Multicore Programming Challenges
The computer industry is facing fundamental challenges that are driving a major change in the design of computer processors. Due to restrictions imposed by quantum physics, one historical path to higher computer processor performance - by increased clock frequency - has come to an end. Increasing clock frequency now leads to power consumption costs that are too high to justify. As a result, we have seen in recent years that the processor frequencies have peaked and are receding from their high point. At the same time, competitive market conditions are giving business advantage to those companies that can field new streaming applications, handle larger data sets, and update their models to market conditions faster. The desire for newer, faster and larger is driving continued demand for higher computer performance.

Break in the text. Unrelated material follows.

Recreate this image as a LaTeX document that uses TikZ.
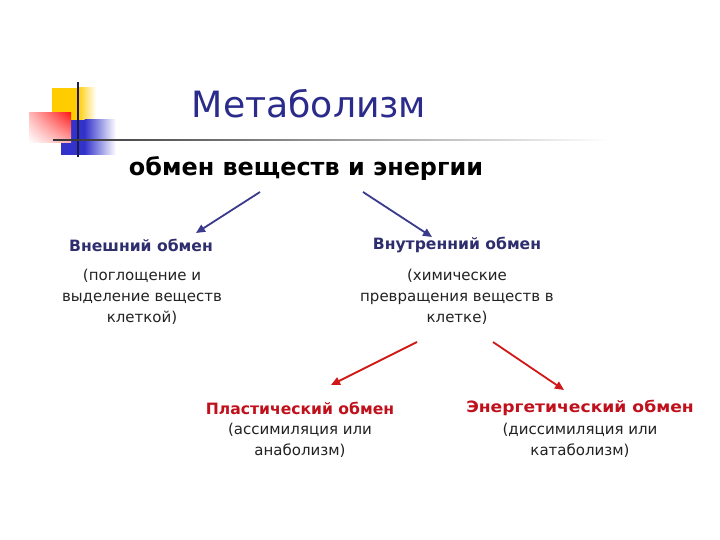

The industry’s response to address these challenges has been to embrace “multicore” technology by designing processors that have multiple processing cores on each silicon chip. Increasing the number of cores per chip has enable processor peak performance to double with each doubling of the number of cores. With performance doubling occurring at approximately constant clock frequency so that energy costs can be controlled, multicore technology is poised to deliver the performance users need for their next generation applications while at the same time reducing total cost of ownership per FLOP.
The multicore solution to the clock frequency problem comes at a cost: Performance scaling on multicore is generally sub-linear and frequently decreases beyond some number of cores. For a variety of technical reasons, off-chip bandwidth is not increasing as fast as the number of cores per chip which is making memory and communication bottlenecks the main barrier to improved performance. What these bottlenecks mean to multicore users is that precise and flexible control of data flows will be crucial to achieving high performance. Simple mappings of their existing algorithms to multicore will not result in the naive performance scaling one might expect from increasing the number of cores per chip. Algorithmic changes, in many cases major, will have to be made to get value out of multicore. Multicore users will have to re-think and in many cases re-write their applications if they want to achieve high performance. Multicore forces each programmer to become a parallel programmer; to think of their chips as clusters; and to deal with the issues of communication, synchronization, data transfer and nondeterminism as integral elements of their algorithms. And for those already familiar with parallel programming, multicore processors add a new level of parallelism and additional layers of complexity.
This talk will highlight some of the challenges that need to be overcome in order to get better performance scaling on multicore, and will suggest some solutions.